━━━ Records to process ━━━

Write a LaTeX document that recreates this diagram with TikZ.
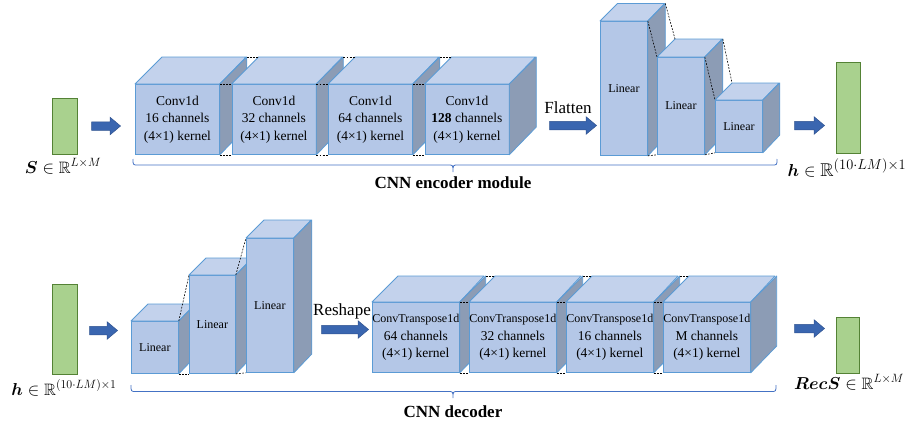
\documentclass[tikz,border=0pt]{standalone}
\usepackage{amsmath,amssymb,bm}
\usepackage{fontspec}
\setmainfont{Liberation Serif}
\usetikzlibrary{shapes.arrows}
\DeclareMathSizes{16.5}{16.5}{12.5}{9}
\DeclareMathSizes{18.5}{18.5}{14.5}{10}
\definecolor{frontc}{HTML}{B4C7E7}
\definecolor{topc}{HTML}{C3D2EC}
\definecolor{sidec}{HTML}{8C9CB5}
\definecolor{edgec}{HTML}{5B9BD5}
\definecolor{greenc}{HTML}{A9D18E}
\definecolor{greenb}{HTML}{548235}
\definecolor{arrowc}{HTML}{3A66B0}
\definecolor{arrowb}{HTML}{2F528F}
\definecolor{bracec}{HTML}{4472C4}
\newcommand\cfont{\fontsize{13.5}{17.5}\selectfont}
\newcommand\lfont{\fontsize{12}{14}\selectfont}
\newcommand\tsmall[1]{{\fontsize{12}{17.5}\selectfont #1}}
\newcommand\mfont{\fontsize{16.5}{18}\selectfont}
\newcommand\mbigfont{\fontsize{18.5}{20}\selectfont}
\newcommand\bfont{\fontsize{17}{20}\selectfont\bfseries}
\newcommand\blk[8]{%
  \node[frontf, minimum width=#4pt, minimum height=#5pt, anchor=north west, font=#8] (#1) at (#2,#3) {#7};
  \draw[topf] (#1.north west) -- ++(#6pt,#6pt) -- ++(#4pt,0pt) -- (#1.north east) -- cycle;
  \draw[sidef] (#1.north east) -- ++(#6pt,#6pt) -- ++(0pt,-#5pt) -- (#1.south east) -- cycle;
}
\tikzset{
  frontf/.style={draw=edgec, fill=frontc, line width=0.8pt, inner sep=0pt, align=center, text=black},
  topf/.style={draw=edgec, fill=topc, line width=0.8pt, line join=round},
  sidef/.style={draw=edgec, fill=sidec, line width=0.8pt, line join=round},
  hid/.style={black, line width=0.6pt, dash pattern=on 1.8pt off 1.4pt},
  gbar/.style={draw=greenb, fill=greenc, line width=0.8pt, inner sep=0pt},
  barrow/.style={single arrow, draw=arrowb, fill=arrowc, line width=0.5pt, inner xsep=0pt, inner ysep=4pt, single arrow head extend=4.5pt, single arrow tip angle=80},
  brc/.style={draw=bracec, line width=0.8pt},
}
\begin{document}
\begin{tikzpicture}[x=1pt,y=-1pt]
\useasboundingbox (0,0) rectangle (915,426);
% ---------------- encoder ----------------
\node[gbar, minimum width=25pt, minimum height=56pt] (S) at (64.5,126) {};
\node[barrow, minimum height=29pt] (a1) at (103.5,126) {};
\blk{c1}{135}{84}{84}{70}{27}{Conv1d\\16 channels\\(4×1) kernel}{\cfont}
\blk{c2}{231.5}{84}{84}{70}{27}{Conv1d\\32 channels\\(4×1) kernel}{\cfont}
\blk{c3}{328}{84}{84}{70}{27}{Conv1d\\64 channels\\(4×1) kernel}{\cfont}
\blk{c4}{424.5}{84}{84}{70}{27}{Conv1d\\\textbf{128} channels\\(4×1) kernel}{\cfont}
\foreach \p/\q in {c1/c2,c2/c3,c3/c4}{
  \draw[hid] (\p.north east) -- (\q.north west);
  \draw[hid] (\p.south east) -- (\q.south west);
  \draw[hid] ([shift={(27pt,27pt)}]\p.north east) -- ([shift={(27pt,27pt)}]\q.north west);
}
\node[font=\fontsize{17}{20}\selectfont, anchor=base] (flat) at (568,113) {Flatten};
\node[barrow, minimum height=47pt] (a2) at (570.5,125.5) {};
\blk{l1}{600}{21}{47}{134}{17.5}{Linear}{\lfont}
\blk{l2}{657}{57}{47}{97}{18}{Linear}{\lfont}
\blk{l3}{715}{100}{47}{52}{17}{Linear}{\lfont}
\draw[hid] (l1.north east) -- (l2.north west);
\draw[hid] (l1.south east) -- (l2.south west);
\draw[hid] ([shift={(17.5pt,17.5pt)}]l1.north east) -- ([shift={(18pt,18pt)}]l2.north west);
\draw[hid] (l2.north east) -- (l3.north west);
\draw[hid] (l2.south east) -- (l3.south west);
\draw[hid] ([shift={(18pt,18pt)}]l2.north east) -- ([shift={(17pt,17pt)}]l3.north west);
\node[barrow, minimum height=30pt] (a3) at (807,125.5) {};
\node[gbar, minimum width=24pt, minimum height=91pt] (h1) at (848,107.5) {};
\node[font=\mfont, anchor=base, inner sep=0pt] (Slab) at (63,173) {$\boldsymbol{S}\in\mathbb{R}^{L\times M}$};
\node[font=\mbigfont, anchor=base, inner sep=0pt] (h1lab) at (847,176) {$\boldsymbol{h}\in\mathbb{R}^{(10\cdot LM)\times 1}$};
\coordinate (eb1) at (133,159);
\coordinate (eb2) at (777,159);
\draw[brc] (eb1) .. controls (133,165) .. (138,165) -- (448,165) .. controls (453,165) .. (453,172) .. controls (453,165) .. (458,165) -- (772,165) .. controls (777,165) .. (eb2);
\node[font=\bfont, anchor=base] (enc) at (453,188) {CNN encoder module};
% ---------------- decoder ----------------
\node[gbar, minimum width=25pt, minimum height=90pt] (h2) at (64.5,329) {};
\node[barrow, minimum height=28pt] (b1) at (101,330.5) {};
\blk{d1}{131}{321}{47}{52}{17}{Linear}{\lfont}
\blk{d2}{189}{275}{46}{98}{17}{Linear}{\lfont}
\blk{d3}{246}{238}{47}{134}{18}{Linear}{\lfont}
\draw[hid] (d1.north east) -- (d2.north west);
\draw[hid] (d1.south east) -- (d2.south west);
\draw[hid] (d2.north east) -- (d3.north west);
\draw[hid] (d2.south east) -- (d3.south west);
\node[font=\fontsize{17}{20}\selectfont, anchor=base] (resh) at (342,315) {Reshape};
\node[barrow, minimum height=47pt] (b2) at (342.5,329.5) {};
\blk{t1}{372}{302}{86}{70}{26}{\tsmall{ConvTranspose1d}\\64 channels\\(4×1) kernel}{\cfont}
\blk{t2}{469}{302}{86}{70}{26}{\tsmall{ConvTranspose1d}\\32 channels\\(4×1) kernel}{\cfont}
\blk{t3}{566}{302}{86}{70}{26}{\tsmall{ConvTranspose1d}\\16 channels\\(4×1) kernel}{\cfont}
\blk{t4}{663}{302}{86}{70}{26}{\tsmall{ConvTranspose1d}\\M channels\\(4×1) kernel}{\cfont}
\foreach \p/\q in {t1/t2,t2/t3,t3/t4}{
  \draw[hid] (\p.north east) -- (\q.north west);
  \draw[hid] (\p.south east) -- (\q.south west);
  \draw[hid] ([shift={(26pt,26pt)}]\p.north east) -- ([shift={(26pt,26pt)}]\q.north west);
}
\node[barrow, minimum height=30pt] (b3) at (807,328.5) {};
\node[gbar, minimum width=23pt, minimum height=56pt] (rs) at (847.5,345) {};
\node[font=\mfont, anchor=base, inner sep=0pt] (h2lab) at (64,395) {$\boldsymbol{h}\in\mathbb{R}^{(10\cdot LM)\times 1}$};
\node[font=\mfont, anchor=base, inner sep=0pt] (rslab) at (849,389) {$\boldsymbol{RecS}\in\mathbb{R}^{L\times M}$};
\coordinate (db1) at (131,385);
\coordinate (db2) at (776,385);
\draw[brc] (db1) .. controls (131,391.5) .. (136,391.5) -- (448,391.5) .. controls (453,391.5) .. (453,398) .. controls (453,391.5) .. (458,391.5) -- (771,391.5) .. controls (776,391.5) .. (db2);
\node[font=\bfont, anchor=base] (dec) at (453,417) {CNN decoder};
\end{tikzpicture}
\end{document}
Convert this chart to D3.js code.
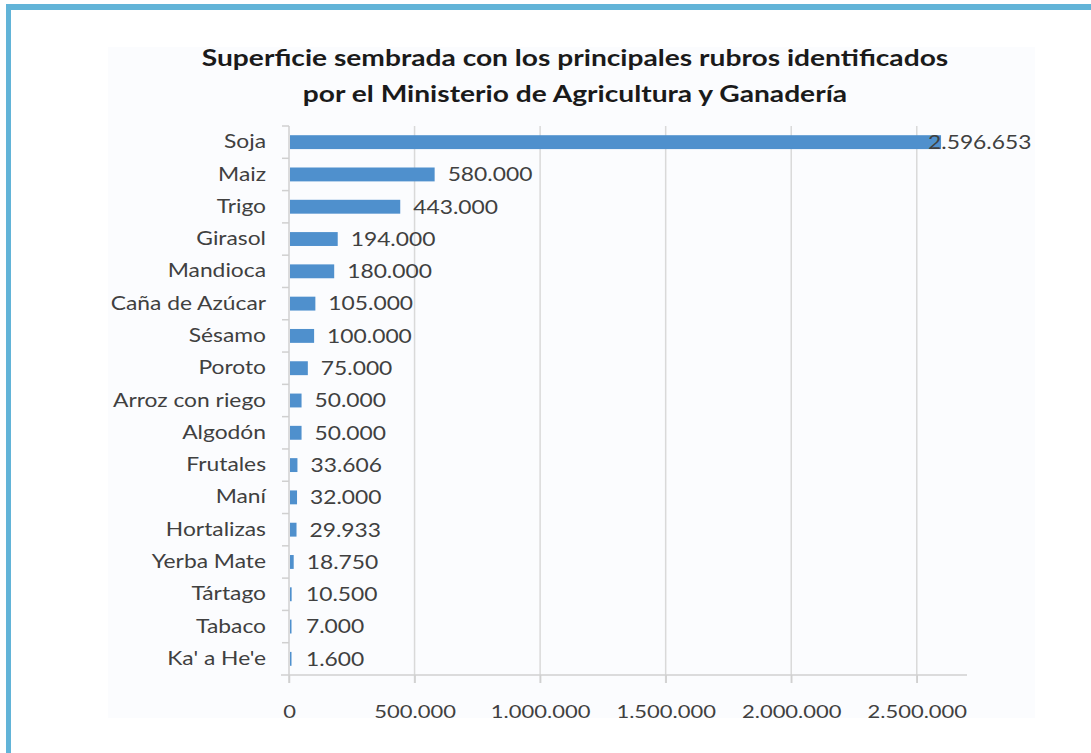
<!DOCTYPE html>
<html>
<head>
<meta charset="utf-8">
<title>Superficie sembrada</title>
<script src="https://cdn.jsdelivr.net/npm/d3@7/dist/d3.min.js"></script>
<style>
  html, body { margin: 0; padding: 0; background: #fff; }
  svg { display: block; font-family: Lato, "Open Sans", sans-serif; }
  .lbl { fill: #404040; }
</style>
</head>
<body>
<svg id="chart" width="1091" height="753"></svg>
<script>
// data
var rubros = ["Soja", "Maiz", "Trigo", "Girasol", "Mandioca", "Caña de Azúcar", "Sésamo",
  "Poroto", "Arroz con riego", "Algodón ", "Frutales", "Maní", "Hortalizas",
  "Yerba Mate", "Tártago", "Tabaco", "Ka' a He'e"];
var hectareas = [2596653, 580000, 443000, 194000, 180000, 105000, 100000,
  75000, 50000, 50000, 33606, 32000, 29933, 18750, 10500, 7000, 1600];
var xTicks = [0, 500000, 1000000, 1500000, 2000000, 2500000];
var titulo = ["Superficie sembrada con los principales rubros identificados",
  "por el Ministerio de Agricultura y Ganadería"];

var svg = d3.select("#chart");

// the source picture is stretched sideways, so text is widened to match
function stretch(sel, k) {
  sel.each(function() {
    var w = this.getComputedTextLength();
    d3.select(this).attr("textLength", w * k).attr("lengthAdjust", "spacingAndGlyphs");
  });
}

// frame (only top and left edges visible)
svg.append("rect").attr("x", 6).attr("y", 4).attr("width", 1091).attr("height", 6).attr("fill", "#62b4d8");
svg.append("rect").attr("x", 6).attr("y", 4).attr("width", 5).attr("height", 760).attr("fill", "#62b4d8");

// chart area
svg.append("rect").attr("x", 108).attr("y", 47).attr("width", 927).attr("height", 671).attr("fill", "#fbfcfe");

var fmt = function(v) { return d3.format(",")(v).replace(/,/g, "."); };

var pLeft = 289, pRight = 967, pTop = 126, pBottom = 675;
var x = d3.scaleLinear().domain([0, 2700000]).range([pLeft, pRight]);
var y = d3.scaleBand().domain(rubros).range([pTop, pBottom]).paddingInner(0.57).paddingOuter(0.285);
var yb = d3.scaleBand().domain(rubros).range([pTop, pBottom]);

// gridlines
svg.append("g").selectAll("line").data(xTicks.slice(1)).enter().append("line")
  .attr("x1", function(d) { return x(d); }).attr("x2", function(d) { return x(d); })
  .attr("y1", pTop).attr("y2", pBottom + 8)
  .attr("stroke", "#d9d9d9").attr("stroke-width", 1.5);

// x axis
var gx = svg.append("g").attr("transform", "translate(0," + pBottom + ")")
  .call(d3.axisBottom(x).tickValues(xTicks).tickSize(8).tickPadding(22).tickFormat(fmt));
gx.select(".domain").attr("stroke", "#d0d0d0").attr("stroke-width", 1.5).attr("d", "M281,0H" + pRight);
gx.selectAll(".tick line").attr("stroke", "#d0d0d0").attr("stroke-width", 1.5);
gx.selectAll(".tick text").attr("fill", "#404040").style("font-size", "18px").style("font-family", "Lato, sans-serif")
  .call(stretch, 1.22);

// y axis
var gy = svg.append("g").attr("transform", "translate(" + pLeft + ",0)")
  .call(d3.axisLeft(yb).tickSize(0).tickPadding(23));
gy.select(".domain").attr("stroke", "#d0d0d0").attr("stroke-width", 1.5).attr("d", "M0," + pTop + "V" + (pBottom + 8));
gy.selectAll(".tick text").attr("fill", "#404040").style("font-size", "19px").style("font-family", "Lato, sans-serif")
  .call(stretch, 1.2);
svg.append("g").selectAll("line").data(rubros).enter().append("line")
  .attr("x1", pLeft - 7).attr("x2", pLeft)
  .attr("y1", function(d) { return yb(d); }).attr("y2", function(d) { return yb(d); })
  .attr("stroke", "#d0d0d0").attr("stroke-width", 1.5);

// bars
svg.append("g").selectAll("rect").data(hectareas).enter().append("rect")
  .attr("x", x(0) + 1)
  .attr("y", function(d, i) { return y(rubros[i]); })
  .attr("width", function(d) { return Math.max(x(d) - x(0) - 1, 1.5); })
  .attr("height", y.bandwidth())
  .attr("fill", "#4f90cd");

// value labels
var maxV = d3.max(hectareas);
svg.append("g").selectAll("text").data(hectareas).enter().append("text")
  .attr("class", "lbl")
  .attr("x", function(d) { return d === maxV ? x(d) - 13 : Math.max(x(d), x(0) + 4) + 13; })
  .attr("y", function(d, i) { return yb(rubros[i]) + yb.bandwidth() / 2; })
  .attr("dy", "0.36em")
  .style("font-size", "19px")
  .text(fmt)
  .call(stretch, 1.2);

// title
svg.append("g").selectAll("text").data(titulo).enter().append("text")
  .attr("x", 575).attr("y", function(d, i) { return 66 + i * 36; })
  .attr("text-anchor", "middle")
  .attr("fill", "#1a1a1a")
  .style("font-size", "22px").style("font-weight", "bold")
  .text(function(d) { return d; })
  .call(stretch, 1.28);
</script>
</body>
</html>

━━━

● Exercise
Copy every line that contains the string "chart".

● Solved exercise
Convert this chart to D3.js code.
<svg id="chart" width="1091" height="753"></svg>
var svg = d3.select("#chart");
// chart area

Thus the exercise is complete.